Bernanke’s conundrum: Why do investors trust the Fed?
Former Federal Reserve chief Ben Bernanke said Wednesday he’s puzzled investors seem to have so much faith in the U.S. central bank.
Long-run inflation expectations reflect a belief the Fed will to be able to keep inflation near its 2% target even in the era of low interest rates, Bernanke noted in his latest blog post on the website of the Brookings Institution.
“It will be up to the Fed to prove worthy of that confidence,” he said.
The basic idea is not new. In past good times, the Fed was able to push short-term interest rates up to 5%-6%. This gave the central bank a lot of room to cut rates to combat an economic downturn.
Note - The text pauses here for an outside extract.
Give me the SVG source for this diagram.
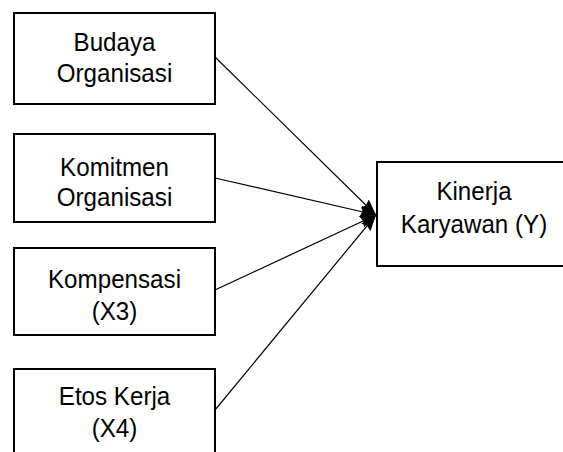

But the recovery from the financial crisis has been different. Since 2008, the Fed is struggling to get short-term interest rates above zero and only lately has them close to 1%. Fed officials don’t expect short-term rates to hit 3% until 2019.
This leaves the Fed with little ammunition to fight the next recession. In other words, hobbled monetary policy means the economy is stuck in a low-rate world. In fact, new research from Fed economists suggests short-term interest rates could be “very close” to zero as much as 40% of the time going forward.
If the Fed cannot provide sufficient stimulus, then inflation should be expected to fall short of the central bank’s 2% target, Bernanke said. Yet market participants expect inflation to stay close to 2% over very long horizons.
“It appears market participants and professional forecasters believe that the Fed, perhaps in conjunction with fiscal policymakers, will ‘do what it takes’ to mitigate the adverse future encounters with the zero-lower-bound,” Bernanke said.
“That confidence is encouraging, but it should not be taken as license for policymakers to rest on their laurels,” he said.
San Francisco Fed President John Williams has said the Fed “really need[s] to think hard about our policy strategy that would be better suited for the zero-bound.”